A variety of approaches to optical imaging and analysis have been used for many different applications. For example, the endoscope is a useful tool for a variety of applications such as biological research, medical diagnostics, and for image guidance in surgical procedures. Conventional endoscopes utilize a white light source to illuminate a sample and reflected light to visualize the same sample. Such conventional endoscopes are typically limited, however, to visualizing the surface of a sample or to surface inspection within a hollow tissue cavity.
Many applications for which optical analysis would be beneficial are subject to a variety of limitations. For example, space constraints in many applications limit the use of certain tools or approaches that are not generally scaleable in a manner that would facilitate use with these applications. In addition, while certain approaches have been useful in applications characterized by small space constraints, these approaches are often limited in their ability to achieve desirable results, or by their ability for use with certain applications such as with the analysis of tissue in live beings.
One type of tissue that has been particularly difficult to access for examination and surgical intervention is cochlear tissue in the inner ear.

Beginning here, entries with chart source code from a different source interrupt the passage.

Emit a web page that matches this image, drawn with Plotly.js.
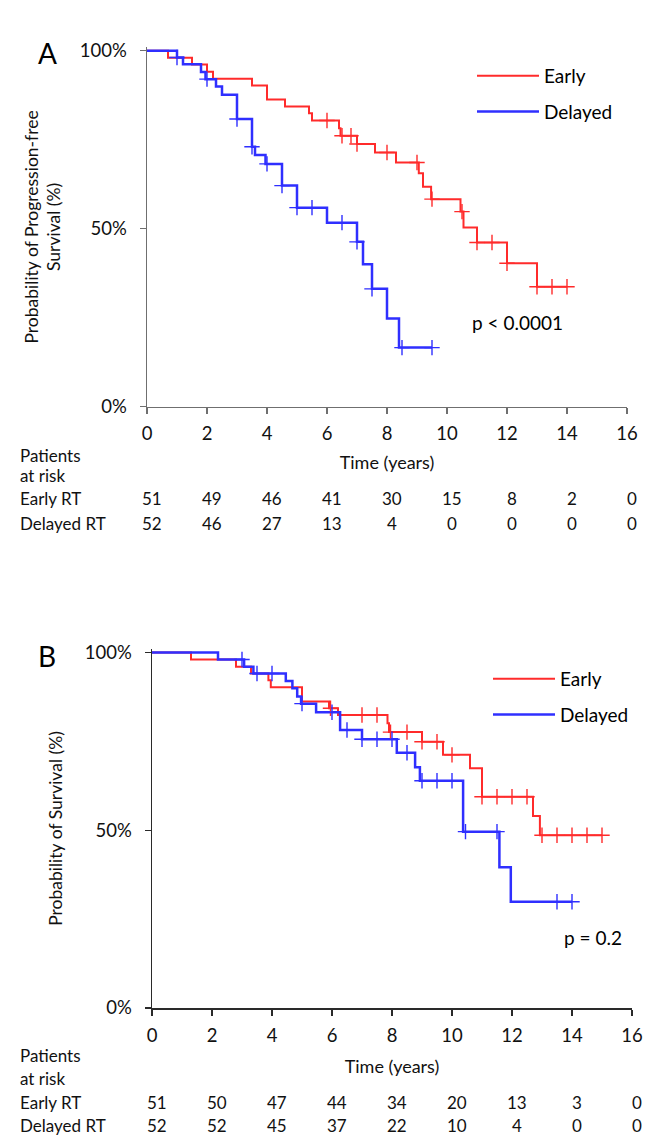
<!DOCTYPE html>
<html><head><meta charset="utf-8">
<script src="https://cdn.plot.ly/plotly-3.0.1.min.js"></script>
<style>html,body{margin:0;padding:0;background:#fff}#chart{width:661px;height:1136px}</style>
</head><body><div id="chart"></div>
<script>
// ---------- Panel A: progression-free survival (step times in years, survival in %) ----------
const pfsEarlyTimes = [0, 0.7, 1.5, 2.0, 2.2, 3.5, 4.0, 4.6, 5.4, 5.5, 6.4, 6.45, 7.0, 7.6, 8.3, 9.06, 9.2, 9.47, 10.45, 10.55, 11.0, 12.0, 13.0, 14.0];
const pfsEarlySurv  = [100, 98.0, 96.1, 94.1, 92.1, 90.2, 86.3, 84.3, 82.4, 80.4, 78.2, 76.1, 73.8, 71.4, 68.6, 65.6, 61.8, 58.3, 54.8, 50.3, 46.1, 40.3, 33.7, 33.7];
const pfsEarlyCensor = [6.0, 6.5, 6.8, 7.0, 8.0, 9.0, 9.5, 10.5, 11.0, 11.5, 12.0, 13.0, 13.5, 14.0];

const pfsDelayedTimes = [0, 1.0, 1.2, 1.8, 1.95, 2.3, 2.5, 3.0, 3.5, 3.6, 3.95, 4.5, 5.0, 6.0, 7.0, 7.2, 7.5, 8.0, 8.4, 9.5];
const pfsDelayedSurv  = [100, 98.1, 96.2, 94.0, 92.0, 89.9, 87.6, 80.8, 73.0, 70.7, 68.2, 62.1, 55.9, 51.7, 46.3, 40.0, 33.1, 24.8, 16.6, 16.6];
const pfsDelayedCensor = [1.0, 2.0, 3.0, 3.5, 4.0, 4.5, 5.0, 5.5, 6.5, 7.0, 7.5, 8.5, 9.5];

// ---------- Panel B: overall survival ----------
const osEarlyTimes = [0, 1.3, 2.8, 3.3, 3.88, 3.96, 5.0, 5.9, 6.2, 7.85, 7.9, 9.0, 9.7, 10.6, 11.0, 12.7, 12.93, 15.0];
const osEarlySurv  = [100, 98.0, 96.0, 94.1, 92.2, 90.2, 86.2, 84.3, 82.4, 80.1, 77.6, 74.9, 71.2, 67.4, 59.4, 54.0, 48.6, 48.6];
const osEarlyCensor = [5.95, 7.0, 7.5, 7.95, 8.5, 9.0, 9.5, 10.0, 11.0, 11.5, 12.0, 12.5, 13.0, 13.5, 14.0, 14.5, 15.0];

const osDelayedTimes = [0, 2.2, 3.07, 3.38, 4.46, 4.68, 4.84, 4.97, 5.47, 6.27, 7.0, 8.16, 8.77, 8.93, 10.37, 11.58, 11.96, 14.0];
const osDelayedSurv  = [100, 98.0, 96.0, 94.1, 92.0, 89.9, 87.6, 85.6, 83.2, 78.2, 75.6, 71.8, 67.7, 63.9, 49.6, 39.6, 29.9, 29.9];
const osDelayedCensor = [3.0, 3.5, 4.0, 5.0, 6.0, 6.5, 7.0, 7.5, 8.0, 8.5, 9.0, 9.5, 10.0, 10.45, 11.5, 13.5, 14.0];

// ---------- Numbers at risk ----------
const riskTimes = [0, 2, 4, 6, 8, 10, 12, 14, 16];
const pfsRiskEarly   = [51, 49, 46, 41, 30, 15, 8, 2, 0];
const pfsRiskDelayed = [52, 46, 27, 13, 4, 0, 0, 0, 0];
const osRiskEarly    = [51, 50, 47, 44, 34, 20, 13, 3, 0];
const osRiskDelayed  = [52, 52, 45, 37, 22, 10, 4, 0, 0];

const xTicks = [0, 2, 4, 6, 8, 10, 12, 14, 16];
const yTicks = [0, 50, 100];
const yTickText = ['0%', '50%', '100%'];

// ---------- styling ----------
const RED = '#ff2b2b', BLUE = '#2f2fff';
const FONT = 'Lato, "Open Sans", "Noto Sans", sans-serif';
const W = 661, H = 1136;
const px = v => v / W, py = v => 1 - v / H;

function survAt(times, surv, t) {
  let s = surv[0];
  for (let i = 0; i < times.length; i++) if (times[i] <= t + 1e-9) s = surv[i];
  return s;
}
function curve(times, surv, color, width, name, xa, ya, legend) {
  return {x: times, y: surv, type: 'scatter', mode: 'lines', line: {shape: 'hv', color: color, width: width},
          name: name, xaxis: xa, yaxis: ya, legend: legend, legendgroup: legend + name, showlegend: true, hoverinfo: 'skip'};
}
function censor(ct, times, surv, color, xa, ya, legend) {
  return {x: ct, y: ct.map(t => survAt(times, surv, t)), type: 'scatter', mode: 'markers',
          marker: {symbol: 'cross-thin', size: 11, line: {color: color, width: 1.4}, color: color},
          xaxis: xa, yaxis: ya, showlegend: false, legend: legend, hoverinfo: 'skip', cliponaxis: false};
}

const data = [
  curve(pfsEarlyTimes, pfsEarlySurv, RED, 2, 'Early', 'x', 'y', 'legend'),
  curve(pfsDelayedTimes, pfsDelayedSurv, BLUE, 2.5, 'Delayed', 'x', 'y', 'legend'),
  censor(pfsEarlyCensor, pfsEarlyTimes, pfsEarlySurv, RED, 'x', 'y', 'legend'),
  censor(pfsDelayedCensor, pfsDelayedTimes, pfsDelayedSurv, BLUE, 'x', 'y', 'legend'),
  curve(osEarlyTimes, osEarlySurv, RED, 2, 'Early', 'x2', 'y2', 'legend2'),
  curve(osDelayedTimes, osDelayedSurv, BLUE, 2.5, 'Delayed', 'x2', 'y2', 'legend2'),
  censor(osEarlyCensor, osEarlyTimes, osEarlySurv, RED, 'x2', 'y2', 'legend2'),
  censor(osDelayedCensor, osDelayedTimes, osDelayedSurv, BLUE, 'x2', 'y2', 'legend2')
];

function xAxis(domain, anchor, lineColor, titleStandoff) {
  return {domain: domain, anchor: anchor, range: [0, 16], tickvals: xTicks, ticktext: xTicks.map(String),
          showline: true, linecolor: lineColor, linewidth: 1.5, ticks: 'outside', ticklen: 6, tickwidth: 1.2, tickcolor: lineColor,
          showgrid: false, zeroline: false, ticklabelstandoff: 4, tickfont: {size: 18.5, color: '#111', family: FONT},
          title: {text: 'Time (years)', font: {size: 18, color: '#111', family: FONT}, standoff: titleStandoff},
          fixedrange: true, automargin: false};
}
function xOverlay(over, anchor, domain, lineColor) {
  return {overlaying: over, anchor: anchor, domain: domain, range: [0, 16], tickvals: xTicks, showticklabels: false,
          ticks: 'inside', ticklen: 6, tickwidth: 1.2, tickcolor: lineColor, showline: false, showgrid: false, zeroline: false, side: 'bottom'};
}
function yAxis(domain, anchor, lineColor, title, standoff) {
  return {domain: domain, anchor: anchor, range: [0, 101], tickvals: yTicks, ticktext: yTickText,
          showline: true, linecolor: lineColor, linewidth: 1.5, ticks: 'outside', ticklen: 6, tickwidth: 1.2, tickcolor: lineColor,
          showgrid: false, zeroline: false, ticklabelstandoff: 9, tickfont: {size: 18.5, color: '#111', family: FONT},
          title: {text: title, font: {size: 17.5, color: '#111', family: FONT}, standoff: standoff},
          fixedrange: true, automargin: false};
}

const aX = [px(147), px(627)], aY = [py(406.7), py(47.1)];
const bX = [px(152), px(632)], bY = [py(1008), py(648.9)];

const annotations = [];
function riskRows(xref, rowsY, early, delayed) {
  riskTimes.forEach((t, i) => {
    annotations.push({xref: xref, yref: 'paper', x: t, y: rowsY[0], text: String(early[i]), showarrow: false, xshift: 5,
                      xanchor: 'center', yanchor: 'middle', font: {size: 17, family: FONT, color: '#111'}});
    annotations.push({xref: xref, yref: 'paper', x: t, y: rowsY[1], text: String(delayed[i]), showarrow: false, xshift: 5,
                      xanchor: 'center', yanchor: 'middle', font: {size: 17, family: FONT, color: '#111'}});
  });
}
riskRows('x', [py(498), py(524)], pfsRiskEarly, pfsRiskDelayed);
riskRows('x2', [py(1102), py(1125)], osRiskEarly, osRiskDelayed);
[['Patients', 455], ['at risk', 475], ['Early RT', 498], ['Delayed RT', 524],
 ['Patients', 1055], ['at risk', 1078], ['Early RT', 1102], ['Delayed RT', 1125]].forEach(([t, y]) => {
  annotations.push({xref: 'paper', yref: 'paper', x: px(18), y: py(y), text: t, showarrow: false, xanchor: 'left', yanchor: 'middle',
                    font: {size: 17, family: FONT, color: '#111'}});
});
annotations.push({xref: 'paper', yref: 'paper', x: px(47), y: py(53), text: 'A', showarrow: false, xanchor: 'center', yanchor: 'middle',
                  font: {size: 28, family: FONT, color: '#000'}});
annotations.push({xref: 'paper', yref: 'paper', x: px(47), y: py(656), text: 'B', showarrow: false, xanchor: 'center', yanchor: 'middle',
                  font: {size: 28, family: FONT, color: '#000'}});
annotations.push({xref: 'paper', yref: 'paper', x: px(470), y: py(322), text: 'p < 0.0001', showarrow: false, xanchor: 'left', yanchor: 'middle',
                  font: {size: 19, family: FONT, color: '#000'}});
annotations.push({xref: 'paper', yref: 'paper', x: px(562), y: py(937), text: 'p = 0.2', showarrow: false, xanchor: 'left', yanchor: 'middle',
                  font: {size: 19, family: FONT, color: '#000'}});

const legendBase = {xanchor: 'left', yanchor: 'top', bgcolor: 'rgba(0,0,0,0)', borderwidth: 0,
                    font: {size: 19, family: FONT, color: '#000'}, itemwidth: 62, traceorder: 'grouped', tracegroupgap: 8};

const layout = {
  width: W, height: H, margin: {l: 0, r: 0, t: 0, b: 0}, paper_bgcolor: '#fff', plot_bgcolor: '#fff',
  font: {family: FONT, color: '#111'},
  showlegend: true,
  xaxis: xAxis(aX, 'y', '#6f6f6f', 13),
  yaxis: yAxis(aY, 'x', '#6f6f6f', 'Probability of Progression-free<br>Survival (%)', 14),
  xaxis2: xAxis(bX, 'y2', '#2a2a2a', 15),
  yaxis2: yAxis(bY, 'x2', '#2a2a2a', 'Probability of Survival (%)', 17),
  xaxis3: xOverlay('x', 'y', aX, '#6f6f6f'),
  xaxis4: xOverlay('x2', 'y2', bX, '#2a2a2a'),
  legend: Object.assign({}, legendBase, {x: px(472), y: py(57)}),
  legend2: Object.assign({}, legendBase, {x: px(488), y: py(660)}),
  annotations: annotations
};

Plotly.newPlot('chart', data, layout, {displayModeBar: false, staticPlot: true});
</script>
</body></html>
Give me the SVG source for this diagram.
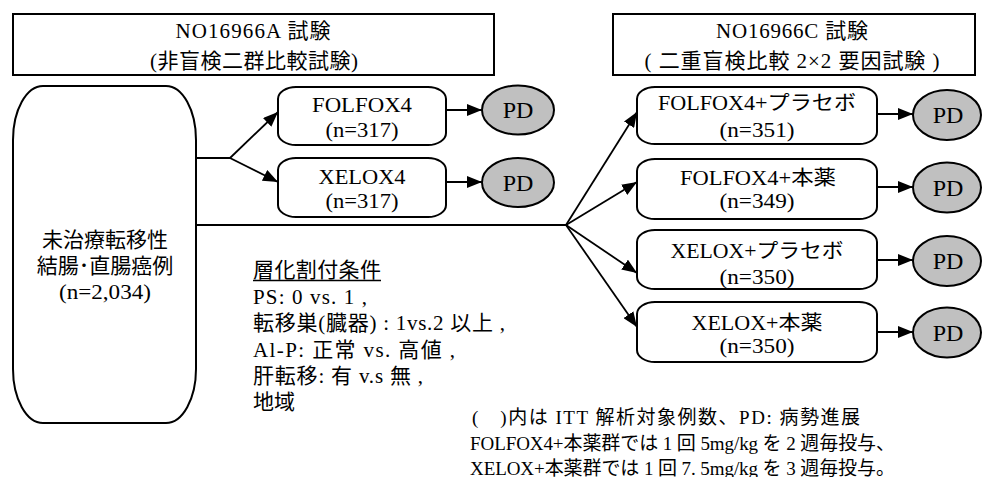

In particular, visualization of structures inside the inner ear in vivo has been limited by their small size and inaccessible location deep in the temporal bone.
Analysis of cochlear tissue is important; it has been estimated that 50% of adults living in industrialized countries will suffer some permanent hearing loss by 75 years of age. For instance, hearing loss related to inner ear disorders is a widespread problem that impacts about 28 million Americans. Yet, otologists have been severely limited in their ability to diagnose even common pathology, let alone to treat disease in a non-destructive manner For patients with sudden hearing loss or acute vertigo, otologists are usually forced to list numerous potential causes before admitting the cause is unknown. Treatment is thus compromised, since the various potential causes of hearing loss may respond quite differently to specific interventions.
Much hearing loss is thought to stem from damage to the sensory receptor cells in the cochlea. These hair cells are found in a tonotopically organized ribbon 4-5 cells wide and about 5,000 cells long that coils along the length of the cochlea, with higher frequencies at the basal end and lower frequencies at the apical end. Sound vibrates the basilar membrane on which the hair cells ride, and causes a relative shearing between the apical surfaces of the cells and a membrane contacting the tops of their mechanosensory bundles. This mechanical stimulation directly opens ion channels found at the tips of the stereocilia that constitute the bundle.
Previous approaches to assessing damage to the cochlea has been assessed either indirectly in vivo using electrical methods to monitor the auditory nerve firings or the auditory brainstem response (ABR), or more directly in vitro by excising sections of the cochlea and studying the anatomy. However, these approaches have been limited in resolution and, for the latter approach, are not possible for use with treating live beings.
The above and other issues have presented challenges to optical analysis approaches and, in particular, to optical imaging in applications exhibiting relatively small space such as for endoscopic and microscopic applications.